Un an après le vote bafoué des législatives, la période estivale a été marquée par la montée d’une colère sociale qui, après le rejet massif de la loi Duplomb, s’est cristallisée sur le projet de budget, défendu par François Bayrou, seul et contre tou·tes, méprisant la contestation. Ce plan d’économies de 44 milliards d’euros dont la charge va peser sur les plus fragiles et les services publics constitue une véritable casse sociale, il fait l’impasse sur la juste contribution des plus riches et tourne le dos aux besoins de la population.
La chute du gouvernement Bayrou est le prolongement de cet été sous pression, marqué par le refus massif d’un budget austéritaire et inégalitaire. La nomination express de Sébastien Lecornu, ex-ministre des Armées et proche de Macron, apparaît comme un nouveau bras d’honneur au mouvement social et ne laisse aucun doute sur la poursuite du cap engagé depuis 2017.
Dans un contexte où la gauche montre déjà son incapacité à surmonter les divisions, à s’unir et à rassembler comme elle l’a fait dans le Nouveau front populaire (NFP), la hauteur de la mobilisation lors de la journée du 10 septembre est d’ores et déjà une réussite. Construite sur un mot d’ordre simple – « Bloquons tout » – sa préparation, partout sur le territoire, a relancé une dynamique de construction d’actions, rassemblant des citoyen·nes, des associations, des syndicats et des partis politiques. Le déploiement disproportionné du dispositif de police, la volonté de museler la presse, les atteintes à la liberté de manifester et la répression dans les cortèges montrent l’extrême fébrilité d’un pouvoir autoritaire, fortement remis en cause dans ses choix.

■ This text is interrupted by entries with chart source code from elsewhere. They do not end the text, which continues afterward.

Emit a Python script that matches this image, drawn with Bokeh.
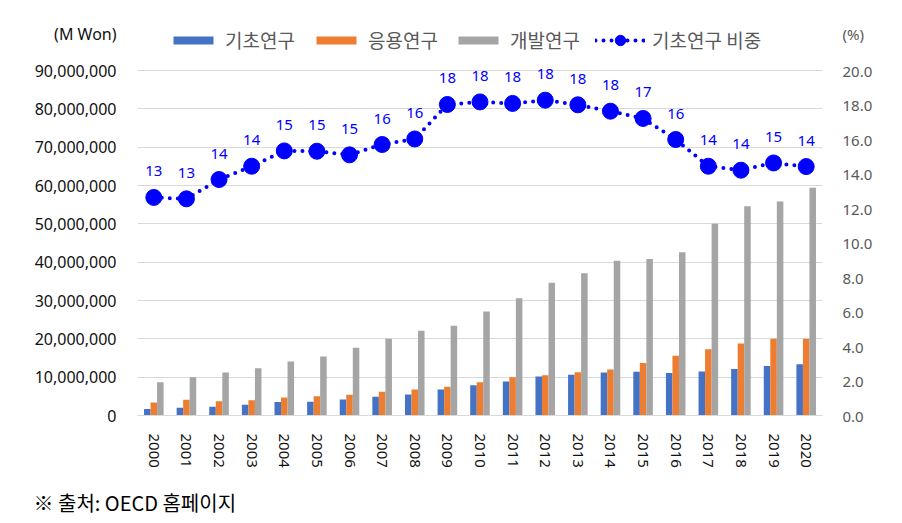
import math
from bokeh.plotting import figure
from bokeh.models import (FactorRange, Range1d, LinearAxis, FixedTicker, NumeralTickFormatter,
                          ColumnDataSource, LabelSet, Legend, LegendItem, Title)
from bokeh.transform import dodge
from bokeh.core.properties import value
from bokeh.embed import file_html
from bokeh.resources import INLINE

# ---------------- data ----------------
years = [str(y) for y in range(2000, 2021)]
basic = [1720000, 2000000, 2300000, 2800000, 3500000, 3600000, 4200000, 4900000, 5500000, 6800000,
         7900000, 8900000, 10200000, 10600000, 11200000, 11400000, 11100000, 11500000, 12100000,
         12900000, 13400000]
applied = [3400000, 4100000, 3700000, 4000000, 4700000, 5000000, 5400000, 6200000, 6800000, 7500000,
           8700000, 10000000, 10500000, 11300000, 12000000, 13700000, 15600000, 17300000, 18800000,
           20000000, 20000000]
development = [8700000, 10000000, 11200000, 12300000, 14100000, 15400000, 17700000, 20000000,
               22100000, 23400000, 27100000, 30600000, 34600000, 37100000, 40400000, 40800000,
               42600000, 50000000, 54600000, 55800000, 59400000]
share = [12.64, 12.56, 13.68, 14.45, 15.34, 15.32, 15.11, 15.71, 16.03, 18.03, 18.18, 18.09,
         18.28, 18.01, 17.64, 17.22, 16.00, 14.45, 14.22, 14.64, 14.43]
series_names = ["기초연구", "응용연구", "개발연구", "기초연구 비중"]
left_ticks = [0, 10000000, 20000000, 30000000, 40000000, 50000000, 60000000, 70000000, 80000000, 90000000]
right_ticks = [0, 2, 4, 6, 8, 10, 12, 14, 16, 18, 20]
left_unit = "(M Won)"
right_unit = "(%)"
source_note = "※ 출처: OECD 홈페이지"

# ---------------- layout constants ----------------
LEFT_MAX, RIGHT_MAX = 90000000, 20
PLOT_H = 345            # pixel height of the 0..90M span
FRAME_H = 405           # frame extends above 90M for legend / labels
FRAME_W = 685
top_scale = FRAME_H / PLOT_H
left_unit_pos = 99600000    # row of the unit captions
right_unit_pos = 22.1

src = ColumnDataSource(dict(year=years, basic=basic, applied=applied, development=development,
                            share=share, share_txt=[f"{v:.0f}" for v in share]))

NUM_FONT = "Noto Sans"
KR_FONT = "Noto Sans CJK KR"

p = figure(x_range=FactorRange(*years, range_padding=0), y_range=Range1d(0, LEFT_MAX * top_scale),
           frame_width=FRAME_W, frame_height=FRAME_H,
           min_border_left=137, min_border_right=72, min_border_top=10, min_border_bottom=100,
           output_backend="svg", toolbar_location=None)
p.extra_y_ranges = {"pct": Range1d(0, RIGHT_MAX * top_scale)}

b1 = p.vbar(x=dodge("year", -0.2, range=p.x_range), top="basic", width=0.2, source=src,
            fill_color="#4472C4", line_color=None)
b2 = p.vbar(x=dodge("year", 0.0, range=p.x_range), top="applied", width=0.2, source=src,
            fill_color="#ED7D31", line_color=None)
b3 = p.vbar(x=dodge("year", 0.2, range=p.x_range), top="development", width=0.2, source=src,
            fill_color="#A5A5A5", line_color=None)

ln = p.line("year", "share", source=src, y_range_name="pct", line_color="#0000FF",
            line_width=4, line_dash="0 8", line_cap="round")
sc = p.scatter("year", "share", source=src, y_range_name="pct", size=16,
               fill_color="#0000FF", line_color="#0000FF")

labels = LabelSet(x="year", y="share", text="share_txt", source=src, y_range_name="pct",
                  y_offset=26, text_align="center", text_baseline="middle",
                  text_color="#0000FF", text_font_size="15px", text_font=value(NUM_FONT))
p.add_layout(labels)

# grid / outline
p.xgrid.grid_line_color = None
p.ygrid.ticker = FixedTicker(ticks=left_ticks)
p.ygrid.grid_line_color = "#D9D9D9"
p.ygrid.grid_line_width = 1
p.outline_line_color = None

# left axis
ya = p.yaxis[0]
ya.ticker = FixedTicker(ticks=left_ticks + [left_unit_pos])
ya.formatter = NumeralTickFormatter(format="0,0")
ya.major_label_overrides = {left_unit_pos: left_unit}
ya.axis_line_color = None
ya.major_tick_line_color = None
ya.minor_tick_line_color = None
ya.major_label_standoff = 15
ya.major_label_text_font = NUM_FONT
ya.major_label_text_font_size = "16px"
ya.major_label_text_color = "#111111"

# right axis
ra = LinearAxis(y_range_name="pct", ticker=FixedTicker(ticks=right_ticks + [right_unit_pos]),
                formatter=NumeralTickFormatter(format="0.0"))
ra.major_label_overrides = {right_unit_pos: right_unit}
ra.axis_line_color = None
ra.major_tick_line_color = None
ra.minor_tick_line_color = None
ra.major_label_standoff = 14
ra.major_label_text_font = NUM_FONT
ra.major_label_text_font_size = "15px"
ra.major_label_text_color = "#595959"
p.add_layout(ra, "right")

# category axis
xa = p.xaxis[0]
xa.axis_line_color = "#D9D9D9"
xa.axis_line_width = 1
xa.major_tick_line_color = None
xa.minor_tick_line_color = None
xa.major_label_orientation = -math.pi / 2
xa.major_label_standoff = 12
xa.major_label_text_font = NUM_FONT
xa.major_label_text_font_size = "15px"
xa.major_label_text_color = "#111111"

# legends (one per entry so each sits where the reference has it)
leg_common = dict(orientation="horizontal", padding=0, margin=0, border_line_alpha=0,
                  background_fill_alpha=0, label_text_font=KR_FONT, label_text_font_size="19px",
                  label_text_color="#595959", label_standoff=7, glyph_width=50, spacing=0)
bar_renderers = [b1, b2, b3]
bar_leg_x = [31, 174, 316]
for name, r, lx in zip(series_names[:3], bar_renderers, bar_leg_x):
    p.add_layout(Legend(items=[LegendItem(label=name, renderers=[r])], location=(lx, 362),
                        glyph_height=10, label_height=10, **leg_common))
p.add_layout(Legend(items=[LegendItem(label=series_names[3], renderers=[ln, sc])],
                    location=(458, 362), glyph_height=26, label_height=26, **leg_common))

# source note
p.add_layout(Title(text=source_note, align="left", offset=-104, standoff=30,
                   text_font=KR_FONT, text_font_size="20px", text_font_style="normal",
                   text_color="#000000"), "below")

open("out.html", "w").write(file_html(p, INLINE))
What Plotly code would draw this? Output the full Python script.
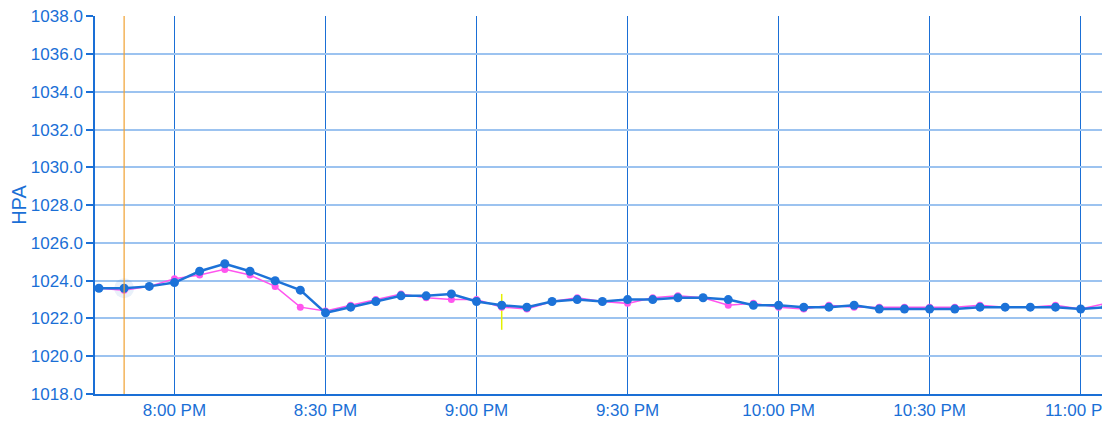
import pandas as pd
import plotly.graph_objects as go

# ---- data ----
times = pd.date_range("2024-01-01 19:45", "2024-01-01 23:05", freq="5min")
blue_hpa = [1023.6, 1023.6, 1023.7, 1023.9, 1024.5, 1024.9, 1024.5, 1024.0, 1023.5, 1022.3,
            1022.6, 1022.9, 1023.2, 1023.2, 1023.3, 1022.9, 1022.7, 1022.6, 1022.9, 1023.0,
            1022.9, 1023.0, 1023.0, 1023.1, 1023.1, 1023.0, 1022.7, 1022.7, 1022.6, 1022.6,
            1022.7, 1022.5, 1022.5, 1022.5, 1022.5, 1022.6, 1022.6, 1022.6, 1022.6, 1022.5,
            1022.6]
magenta_hpa = [1023.6, 1023.5, 1023.7, 1024.1, 1024.3, 1024.6, 1024.3, 1023.7, 1022.6, 1022.4,
               1022.7, 1023.0, 1023.3, 1023.1, 1023.0, 1023.0, 1022.6, 1022.5, 1022.9, 1023.1,
               1022.9, 1022.8, 1023.1, 1023.2, 1023.1, 1022.7, 1022.8, 1022.6, 1022.5, 1022.7,
               1022.6, 1022.6, 1022.6, 1022.6, 1022.6, 1022.7, 1022.6, 1022.6, 1022.7, 1022.5,
               1022.8]
yellow_time = ["2024-01-01 21:05", "2024-01-01 21:05"]
yellow_hpa = [1023.3, 1021.4]
orange_time = "2024-01-01 19:50"
hover_time = ["2024-01-01 19:50"]
hover_hpa = [1023.6]

y_ticks = [1018, 1020, 1022, 1024, 1026, 1028, 1030, 1032, 1034, 1036, 1038]
y_range = [1018, 1038.02]
x_range = ["2024-01-01 19:44:13", "2024-01-01 23:04:50"]

BLUE = "#1a6fd6"
font_family = "Liberation Sans, Arial, sans-serif"

fig = go.Figure()
fig.add_trace(go.Scatter(x=yellow_time, y=yellow_hpa, mode="lines",
                         line=dict(color="#e4f000", width=1.5), hoverinfo="skip"))
fig.add_trace(go.Scatter(x=hover_time, y=hover_hpa, mode="markers",
                         marker=dict(size=20, color="rgba(40,110,210,0.10)"), hoverinfo="skip"))
fig.add_trace(go.Scatter(x=times, y=magenta_hpa, mode="lines+markers",
                         line=dict(color="#ff55ee", width=1.5),
                         marker=dict(size=7, color="#ff55ee")))
fig.add_trace(go.Scatter(x=times, y=blue_hpa, mode="lines+markers",
                         line=dict(color="#1c72d8", width=2.5),
                         marker=dict(size=9, color="#1c72d8")))

fig.add_shape(type="line", xref="x", yref="paper", x0=orange_time, x1=orange_time,
              y0=0, y1=1, line=dict(color="#f0a030", width=1.2), layer="above")

# the page body adds an 8px offset, so margins are set relative to that
fig.update_layout(
    width=1110, height=431,
    margin=dict(l=87, r=13, t=8, b=45, autoexpand=False),
    paper_bgcolor="white", plot_bgcolor="white",
    showlegend=False,
    font=dict(family=font_family, size=17, color=BLUE),
)
fig.update_xaxes(
    range=x_range, tickformat="%-I:%M %p", dtick=30 * 60 * 1000,
    tick0="2024-01-01 20:00", automargin=False, ticklabeloverflow="allow",
    showgrid=True, gridcolor=BLUE, gridwidth=1.3,
    showline=True, linecolor=BLUE, linewidth=2,
    ticks="", tickfont=dict(size=17, color=BLUE), zeroline=False,
)
fig.update_yaxes(
    range=y_range, tickvals=y_ticks, tickformat=".1f", automargin=False,
    ticklabeloverflow="allow",
    showgrid=True, gridcolor="#9cc3f0", gridwidth=2,
    showline=True, linecolor=BLUE, linewidth=1.5,
    ticks="outside", ticklen=7, tickcolor=BLUE, tickwidth=1.5,
    tickfont=dict(size=17, color=BLUE), zeroline=False,
    title=dict(text="HPA", font=dict(size=20, color=BLUE), standoff=5),
)

fig.write_html("out.html")
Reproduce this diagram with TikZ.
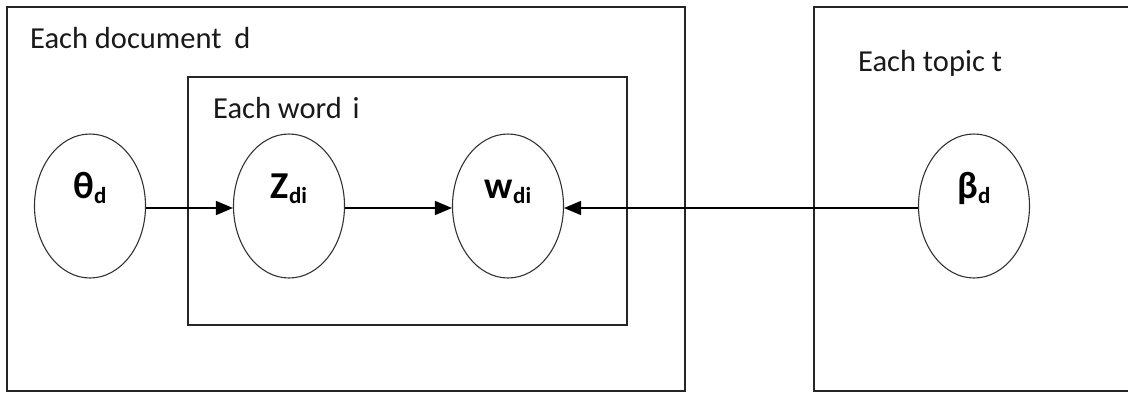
\documentclass[tikz,border=0pt]{standalone}
\usepackage{fontspec}
\setmainfont{Carlito}
\usetikzlibrary{shapes.geometric,arrows.meta}
\begin{document}
\begin{tikzpicture}[x=1pt,y=-1pt,
  plate/.style={draw=black!85,line width=1.6pt},
  rv/.style={draw=black!80,line width=1.1pt,ellipse,minimum width=111pt,minimum height=144pt,inner sep=0pt},
  platelabel/.style={anchor=base west,inner sep=0pt,font=\fontsize{30.5}{34}\selectfont,text=black!90},
  varlabel/.style={anchor=base,inner sep=0pt,font=\bfseries\fontsize{38}{42}\selectfont},
  edge/.style={line width=1.6pt,-{Triangle[length=17pt,width=14pt]}}
]
\useasboundingbox (0,0) rectangle (1128,394);
\fill[white] (0,0) rectangle (1128,394);
% plates
\draw[plate] (7,7) rectangle (685,391);
\draw[plate] (188,77) rectangle (627,325);
\draw[plate] (814,7) rectangle (1140,391);
\node[platelabel] (ldoc) at (30,48) {Each document\hspace{6pt} d};
\node[platelabel] (lword) at (213,118) {Each word\hspace{4pt} i};
\node[platelabel] (ltopic) at (858,71) {Each topic t};
% variables
\node[rv] (th) at (90,206) {};
\node[rv] (z) at (289,206) {};
\node[rv] (w) at (508,206) {};
\node[rv] (b) at (974,206) {};
\newcommand{\sbs}[1]{\raisebox{-5pt}{\fontsize{23}{25}\selectfont #1}}
\node[varlabel] (thl) at ([yshift=8pt]th.center) {θ\sbs{d}};
\node[varlabel] (zl) at ([yshift=8pt]z.center) {Z\sbs{di}};
\node[varlabel] (wl) at ([yshift=8pt]w.center) {w\sbs{di}};
\node[varlabel] (bl) at ([yshift=8pt]b.center) {β\sbs{d}};
% edges
\draw[edge] ([yshift=-2pt]th.east) -- ([yshift=-2pt]z.west);
\draw[edge] ([yshift=-2pt]z.east) -- ([yshift=-2pt]w.west);
\draw[edge] ([yshift=-2pt]b.west) -- ([yshift=-2pt]w.east);
\end{tikzpicture}
\end{document}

Cette première journée de mobilisation a montré la volonté d’engager un bras de fer pour gagner un autre budget fondé sur un juste partage des richesses et la taxation des plus riches. Cela ne sera possible qu’à condition d’élever le niveau de conflictualité après le 18 septembre. Il appartient donc aux organisations syndicales – et a fortiori à celles relevant du syndicalisme de lutte et de transformation sociale – d’organiser les luttes dans la durée, de construire un cadre à l’expression de la colère sociale et de travailler aux convergences de mobilisation, en mettant en perspective, à l’opposé du projet de l’extrême droite, la possibilité de gagner des avancées sociales et d’imposer des alternatives aux politiques austéritaires et inégalitaires.
La séquence pose les ingrédients d’une rupture et ouvre une temporalité où le basculement est possible. Dès lors, il est nécessaire de croire et de défendre la puissance d’un autre imaginaire en rendant crédibles les alternatives. Cela implique de faire pression sur les organisations de notre camp social pour avancer dans l’unité vers d’autres possibles.